* [WHAT IS REQUIRED]:
Copy out the listing that follows, exactly, without its pictures.

━━━━━ STORED DATA

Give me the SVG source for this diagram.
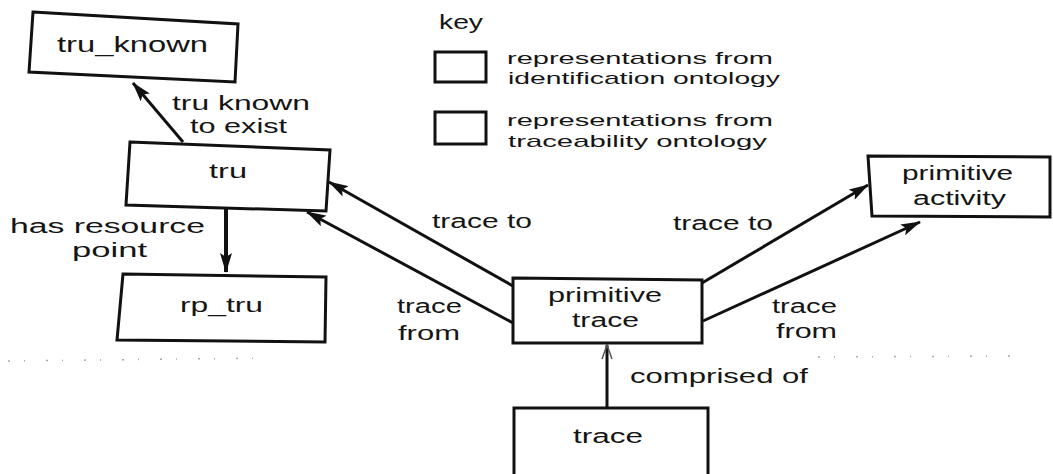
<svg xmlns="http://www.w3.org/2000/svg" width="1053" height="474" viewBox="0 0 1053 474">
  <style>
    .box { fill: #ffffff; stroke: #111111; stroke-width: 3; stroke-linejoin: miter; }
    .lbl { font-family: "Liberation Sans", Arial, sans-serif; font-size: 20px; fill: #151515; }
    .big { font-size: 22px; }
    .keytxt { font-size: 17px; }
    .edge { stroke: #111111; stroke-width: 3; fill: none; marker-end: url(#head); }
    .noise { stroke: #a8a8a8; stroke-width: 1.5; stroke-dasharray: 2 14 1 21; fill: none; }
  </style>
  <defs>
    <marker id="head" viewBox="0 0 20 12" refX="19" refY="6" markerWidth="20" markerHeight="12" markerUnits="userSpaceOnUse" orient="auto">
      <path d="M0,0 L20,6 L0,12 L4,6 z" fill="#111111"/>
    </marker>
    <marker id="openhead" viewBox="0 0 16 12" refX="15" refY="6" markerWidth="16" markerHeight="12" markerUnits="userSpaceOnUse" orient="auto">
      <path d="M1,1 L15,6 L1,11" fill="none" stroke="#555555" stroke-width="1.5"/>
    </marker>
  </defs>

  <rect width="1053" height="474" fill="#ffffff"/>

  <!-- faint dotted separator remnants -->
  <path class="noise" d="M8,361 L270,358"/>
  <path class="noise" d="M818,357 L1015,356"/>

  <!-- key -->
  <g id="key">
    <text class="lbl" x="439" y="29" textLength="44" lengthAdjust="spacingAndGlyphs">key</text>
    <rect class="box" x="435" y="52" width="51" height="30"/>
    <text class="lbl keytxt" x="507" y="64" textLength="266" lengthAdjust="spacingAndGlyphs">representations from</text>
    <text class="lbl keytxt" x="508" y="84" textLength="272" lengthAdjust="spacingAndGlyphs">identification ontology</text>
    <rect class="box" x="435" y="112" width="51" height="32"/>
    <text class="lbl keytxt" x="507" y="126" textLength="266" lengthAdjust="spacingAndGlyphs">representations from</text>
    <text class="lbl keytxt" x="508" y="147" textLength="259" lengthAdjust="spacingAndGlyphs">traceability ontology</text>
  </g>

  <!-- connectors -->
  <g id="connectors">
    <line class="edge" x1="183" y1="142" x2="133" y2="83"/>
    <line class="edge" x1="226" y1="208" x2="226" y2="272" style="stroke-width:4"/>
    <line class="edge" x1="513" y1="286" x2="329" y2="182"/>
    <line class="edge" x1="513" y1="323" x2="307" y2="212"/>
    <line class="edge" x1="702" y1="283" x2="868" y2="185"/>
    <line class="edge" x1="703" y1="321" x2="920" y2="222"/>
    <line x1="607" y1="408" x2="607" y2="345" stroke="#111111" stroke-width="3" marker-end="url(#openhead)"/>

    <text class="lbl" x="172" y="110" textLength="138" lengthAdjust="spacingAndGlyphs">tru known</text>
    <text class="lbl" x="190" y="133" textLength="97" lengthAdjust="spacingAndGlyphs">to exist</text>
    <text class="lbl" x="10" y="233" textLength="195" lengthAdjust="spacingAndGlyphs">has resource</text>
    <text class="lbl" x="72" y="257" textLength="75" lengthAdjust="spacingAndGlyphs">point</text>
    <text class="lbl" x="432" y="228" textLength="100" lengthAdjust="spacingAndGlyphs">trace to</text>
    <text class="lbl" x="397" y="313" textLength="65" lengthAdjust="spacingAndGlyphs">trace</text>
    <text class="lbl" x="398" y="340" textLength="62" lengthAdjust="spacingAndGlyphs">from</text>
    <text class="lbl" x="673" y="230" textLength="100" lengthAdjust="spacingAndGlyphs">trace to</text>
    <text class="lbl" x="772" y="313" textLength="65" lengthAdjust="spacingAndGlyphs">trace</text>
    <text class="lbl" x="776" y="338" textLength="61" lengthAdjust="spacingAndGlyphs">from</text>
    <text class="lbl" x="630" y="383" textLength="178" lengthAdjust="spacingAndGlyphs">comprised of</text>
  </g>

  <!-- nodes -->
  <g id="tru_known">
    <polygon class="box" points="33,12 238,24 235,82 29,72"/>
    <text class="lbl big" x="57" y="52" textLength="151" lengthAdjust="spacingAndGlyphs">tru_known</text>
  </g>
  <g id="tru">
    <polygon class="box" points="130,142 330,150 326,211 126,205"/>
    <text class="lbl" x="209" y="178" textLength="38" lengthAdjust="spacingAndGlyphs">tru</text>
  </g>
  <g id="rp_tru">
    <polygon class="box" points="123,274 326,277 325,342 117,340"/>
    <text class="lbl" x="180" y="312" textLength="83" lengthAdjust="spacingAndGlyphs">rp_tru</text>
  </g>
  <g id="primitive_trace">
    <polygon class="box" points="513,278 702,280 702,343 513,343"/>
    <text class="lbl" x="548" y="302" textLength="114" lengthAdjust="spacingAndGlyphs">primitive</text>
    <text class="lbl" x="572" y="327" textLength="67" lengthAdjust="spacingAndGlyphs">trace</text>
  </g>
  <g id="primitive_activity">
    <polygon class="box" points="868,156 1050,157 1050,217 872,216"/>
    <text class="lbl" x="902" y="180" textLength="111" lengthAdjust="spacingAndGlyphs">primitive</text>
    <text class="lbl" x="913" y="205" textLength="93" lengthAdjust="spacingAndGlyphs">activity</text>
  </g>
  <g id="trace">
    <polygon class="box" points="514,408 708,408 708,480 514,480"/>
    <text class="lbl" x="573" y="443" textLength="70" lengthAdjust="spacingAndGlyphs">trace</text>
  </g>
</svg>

━━━━━━━━━━

* [REPLY]:
Give me the SVG source for this diagram.
<svg xmlns="http://www.w3.org/2000/svg" width="1053" height="474" viewBox="0 0 1053 474">
  <style>
    .box { fill: #ffffff; stroke: #111111; stroke-width: 3; stroke-linejoin: miter; }
    .lbl { font-family: "Liberation Sans", Arial, sans-serif; font-size: 20px; fill: #151515; }
    .big { font-size: 22px; }
    .keytxt { font-size: 17px; }
    .edge { stroke: #111111; stroke-width: 3; fill: none; marker-end: url(#head); }
    .noise { stroke: #a8a8a8; stroke-width: 1.5; stroke-dasharray: 2 14 1 21; fill: none; }
  </style>
  <defs>
    <marker id="head" viewBox="0 0 20 12" refX="19" refY="6" markerWidth="20" markerHeight="12" markerUnits="userSpaceOnUse" orient="auto">
      <path d="M0,0 L20,6 L0,12 L4,6 z" fill="#111111"/>
    </marker>
    <marker id="openhead" viewBox="0 0 16 12" refX="15" refY="6" markerWidth="16" markerHeight="12" markerUnits="userSpaceOnUse" orient="auto">
      <path d="M1,1 L15,6 L1,11" fill="none" stroke="#555555" stroke-width="1.5"/>
    </marker>
  </defs>

  <rect width="1053" height="474" fill="#ffffff"/>

  <!-- faint dotted separator remnants -->
  <path class="noise" d="M8,361 L270,358"/>
  <path class="noise" d="M818,357 L1015,356"/>

  <!-- key -->
  <g id="key">
    <text class="lbl" x="439" y="29" textLength="44" lengthAdjust="spacingAndGlyphs">key</text>
    <rect class="box" x="435" y="52" width="51" height="30"/>
    <text class="lbl keytxt" x="507" y="64" textLength="266" lengthAdjust="spacingAndGlyphs">representations from</text>
    <text class="lbl keytxt" x="508" y="84" textLength="272" lengthAdjust="spacingAndGlyphs">identification ontology</text>
    <rect class="box" x="435" y="112" width="51" height="32"/>
    <text class="lbl keytxt" x="507" y="126" textLength="266" lengthAdjust="spacingAndGlyphs">representations from</text>
    <text class="lbl keytxt" x="508" y="147" textLength="259" lengthAdjust="spacingAndGlyphs">traceability ontology</text>
  </g>

  <!-- connectors -->
  <g id="connectors">
    <line class="edge" x1="183" y1="142" x2="133" y2="83"/>
    <line class="edge" x1="226" y1="208" x2="226" y2="272" style="stroke-width:4"/>
    <line class="edge" x1="513" y1="286" x2="329" y2="182"/>
    <line class="edge" x1="513" y1="323" x2="307" y2="212"/>
    <line class="edge" x1="702" y1="283" x2="868" y2="185"/>
    <line class="edge" x1="703" y1="321" x2="920" y2="222"/>
    <line x1="607" y1="408" x2="607" y2="345" stroke="#111111" stroke-width="3" marker-end="url(#openhead)"/>

    <text class="lbl" x="172" y="110" textLength="138" lengthAdjust="spacingAndGlyphs">tru known</text>
    <text class="lbl" x="190" y="133" textLength="97" lengthAdjust="spacingAndGlyphs">to exist</text>
    <text class="lbl" x="10" y="233" textLength="195" lengthAdjust="spacingAndGlyphs">has resource</text>
    <text class="lbl" x="72" y="257" textLength="75" lengthAdjust="spacingAndGlyphs">point</text>
    <text class="lbl" x="432" y="228" textLength="100" lengthAdjust="spacingAndGlyphs">trace to</text>
    <text class="lbl" x="397" y="313" textLength="65" lengthAdjust="spacingAndGlyphs">trace</text>
    <text class="lbl" x="398" y="340" textLength="62" lengthAdjust="spacingAndGlyphs">from</text>
    <text class="lbl" x="673" y="230" textLength="100" lengthAdjust="spacingAndGlyphs">trace to</text>
    <text class="lbl" x="772" y="313" textLength="65" lengthAdjust="spacingAndGlyphs">trace</text>
    <text class="lbl" x="776" y="338" textLength="61" lengthAdjust="spacingAndGlyphs">from</text>
    <text class="lbl" x="630" y="383" textLength="178" lengthAdjust="spacingAndGlyphs">comprised of</text>
  </g>

  <!-- nodes -->
  <g id="tru_known">
    <polygon class="box" points="33,12 238,24 235,82 29,72"/>
    <text class="lbl big" x="57" y="52" textLength="151" lengthAdjust="spacingAndGlyphs">tru_known</text>
  </g>
  <g id="tru">
    <polygon class="box" points="130,142 330,150 326,211 126,205"/>
    <text class="lbl" x="209" y="178" textLength="38" lengthAdjust="spacingAndGlyphs">tru</text>
  </g>
  <g id="rp_tru">
    <polygon class="box" points="123,274 326,277 325,342 117,340"/>
    <text class="lbl" x="180" y="312" textLength="83" lengthAdjust="spacingAndGlyphs">rp_tru</text>
  </g>
  <g id="primitive_trace">
    <polygon class="box" points="513,278 702,280 702,343 513,343"/>
    <text class="lbl" x="548" y="302" textLength="114" lengthAdjust="spacingAndGlyphs">primitive</text>
    <text class="lbl" x="572" y="327" textLength="67" lengthAdjust="spacingAndGlyphs">trace</text>
  </g>
  <g id="primitive_activity">
    <polygon class="box" points="868,156 1050,157 1050,217 872,216"/>
    <text class="lbl" x="902" y="180" textLength="111" lengthAdjust="spacingAndGlyphs">primitive</text>
    <text class="lbl" x="913" y="205" textLength="93" lengthAdjust="spacingAndGlyphs">activity</text>
  </g>
  <g id="trace">
    <polygon class="box" points="514,408 708,408 708,480 514,480"/>
    <text class="lbl" x="573" y="443" textLength="70" lengthAdjust="spacingAndGlyphs">trace</text>
  </g>
</svg>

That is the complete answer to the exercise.